Kiley adds this note:
It is possible that FOMC announcements in the ZLB period have communicated more information about the economic outlook than about the policy stance: If FOMC communications provided previously unappreciated information about the outlook, then it is possible that such information would attenuate the response of equity prices to a policy announcement (because, for example, announcements communicating an easing in policy also communicated a worse economic outlook, with the former factor boosting equity prices and the latter factor depressing equity prices.)
Correspondingly, when the FOMC announces the end of its bond-buying program, that could communicate both a tightening in policy and a better economic outlook. If the announcement makes market participants realize that the economic outlook is better than they thought, that would help boost equity prices. The big question is how much tightening it will indicate. Scaling back asset purchases is tightening in and of itself, but probably not enough to cause a collapse in equity prices. But if the announcement also makes market participants expect a series of interest rate hikes to soon follow, then the depressing effect on equity prices will be much greater. Tim Duy adds in another post that "A challenge for the Fed is that asset purchases are at least in part a communications device that signals commitment to a given policy path. Thus, the Federal Reserve will need to take care to avoid the impression of imminent rate hikes as they scale back asset purchases."


  1. Paine/stopmebeforeyouvoteagain.orgMay 14, 2013 at 7:54 AM

    Read greenwald stiglitz
    Toward a new paradigm in monetary economics
    It will stretch your frames
    And bust a few of your Fetishized modeling toys

  2. Just FYI on the effect of inflation expectations on stock prices:

    Saw your comment on Tim Duy's blog. I commented as well.

  3. Thanks David. I looked at your post and the graph is quite intriguing. For the regressions, though, lots of omitted variable bias, serial correlation, etc. to worry about before putting much faith in the regression results. You say "inflation expectations have driven stock valuations for the last nine years." I say they're correlated, but don't see one driving the other from the info provided in the post. Can you make the graph separately for different time periods (decades)? Also try controlling for growth. And try running as diff in diff.

  4. That's all the data that I had at the time.
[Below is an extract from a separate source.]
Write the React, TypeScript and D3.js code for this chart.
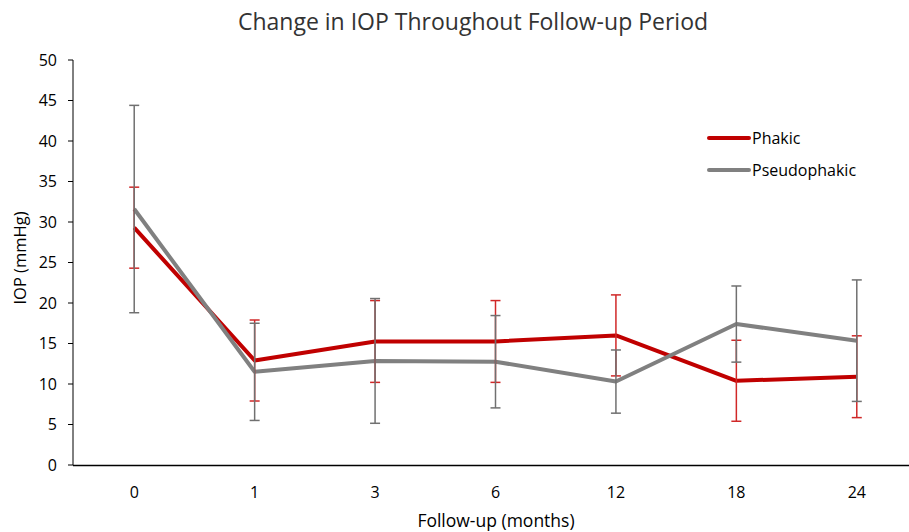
import React from "react";
import * as d3 from "d3";

const categories = ["0", "1", "3", "6", "12", "18", "24"];
const phakicMean = [29.3, 12.9, 15.25, 15.25, 16.0, 10.4, 10.9];
const phakicSD = [5.0, 5.0, 5.05, 5.05, 5.0, 5.0, 5.05];
const pseudoMean = [31.6, 11.5, 12.85, 12.75, 10.3, 17.4, 15.35];
const pseudoSD = [12.8, 6.0, 7.7, 5.7, 3.9, 4.7, 7.5];
const yTicks = [0, 5, 10, 15, 20, 25, 30, 35, 40, 45, 50];

const W = 909;
const H = 532;
const FONT = "'Open Sans', 'Noto Sans', sans-serif";

export default function App() {
  const x = d3.scalePoint<string>().domain(categories).range([74, 917]).padding(0.5);
  const y = d3.scaleLinear().domain([0, 50]).range([465, 60]);
  const line = d3
    .line<number>()
    .x((_, i) => x(categories[i]) as number)
    .y((d) => y(d));

  const series = [
    { name: "Phakic", mean: phakicMean, sd: phakicSD, color: "#C00000", err: "#D02828" },
    { name: "Pseudophakic", mean: pseudoMean, sd: pseudoSD, color: "#808080", err: "#707070" },
  ];

  return (
    <svg width={W} height={H} style={{ position: "absolute", left: 0, top: 0, background: "#fff" }}>
      <rect x={0} y={0} width={W} height={H} fill="#fff" />
      <text x={473} y={30} textAnchor="middle" fontFamily={FONT} fontSize={23} fill="#333">
        Change in IOP Throughout Follow-up Period
      </text>
      {/* y axis */}
      <line x1={73} x2={73} y1={y(50)} y2={y(0)} stroke="#000" strokeWidth={1} />
      {yTicks.map((t) => (
        <g key={t}>
          <line x1={68} x2={73} y1={y(t)} y2={y(t)} stroke="#000" strokeWidth={1} />
          <text x={57} y={y(t)} dy="0.35em" textAnchor="end" fontFamily={FONT} fontSize={16} fill="#000">
            {t}
          </text>
        </g>
      ))}
      {/* x axis */}
      <line x1={73} x2={W} y1={y(0) + 0.5} y2={y(0) + 0.5} stroke="#000" strokeWidth={1.3} />
      {categories.map((c) => (
        <text key={c} x={x(c)} y={492} dy="0.35em" textAnchor="middle" fontFamily={FONT} fontSize={16} fill="#000">
          {c}
        </text>
      ))}
      <text x={496} y={521} dy="0.35em" textAnchor="middle" fontFamily={FONT} fontSize={17.5} fill="#000">
        Follow-up (months)
      </text>
      <text
        transform={`translate(20,${258}) rotate(-90)`}
        textAnchor="middle"
        dy="0.35em"
        fontFamily={FONT}
        fontSize={16.5}
        fill="#000"
      >
        IOP (mmHg)
      </text>
      {/* lines */}
      {series.map((s) => (
        <path key={s.name} d={line(s.mean) as string} fill="none" stroke={s.color} strokeWidth={4} strokeLinejoin="round" />
      ))}
      {/* error bars */}
      {series.map((s) => (
        <g key={s.name + "err"}>
          {s.mean.map((m, i) => {
            const cx = x(categories[i]) as number;
            const y1 = y(m + s.sd[i]);
            const y2 = y(m - s.sd[i]);
            return (
              <g key={i} stroke={s.err} strokeWidth={1.5}>
                <line x1={cx} x2={cx} y1={y1} y2={y2} />
                <line x1={cx - 5} x2={cx + 5} y1={y1} y2={y1} />
                <line x1={cx - 5} x2={cx + 5} y1={y2} y2={y2} />
              </g>
            );
          })}
        </g>
      ))}
      {/* legend */}
      {series.map((s, i) => (
        <g key={s.name + "leg"}>
          <line x1={709} x2={749} y1={138 + i * 32} y2={138 + i * 32} stroke={s.color} strokeWidth={4} strokeLinecap="round" />
          <text x={752} y={138 + i * 32} dy="0.35em" fontFamily={FONT} fontSize={16} fill="#000">
            {s.name}
          </text>
        </g>
      ))}
    </svg>
  );
}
There are 16 months more now -- I could see how well it tracked.

    As for causation, no, I didn't do anything with Granger causality -- don't have the software for that. Theoretically, though, causation flows from inflation expectations to the stock market through an increase in pricing power. It would be weird to think of it opposite direction.

    As for omitted variable bias &serial correlation, there is a bigger problem that my analysis does not have -- specification searches. I only touched the data once.

    Too many economic papers torture the data until it confesses. It's even worse on Wall Street. As it stands, what I did was more valid than what many economists put out for that reason. Simplicity & lack of a specification search is worth a lot.

  5. Then again, I can say what happened since then -- the S&P 500 rallied 350 points, and the model would have predicted 80. Looks like a fail in the short run.

  6. David, while I agree that torturing the data with specification searches should be avoided, I think there is often justification to do more than just an OLS regression of Y on X. In this case I think theoretically it is more likely that causation flows from an omitted variable to both inflation expectations and stocks, than directly from one to the other. If both have historically been procyclical, but now long-run inflation expectations are less procyclical due to anchoring, that would explain why the S&P rallied less than your model predicted.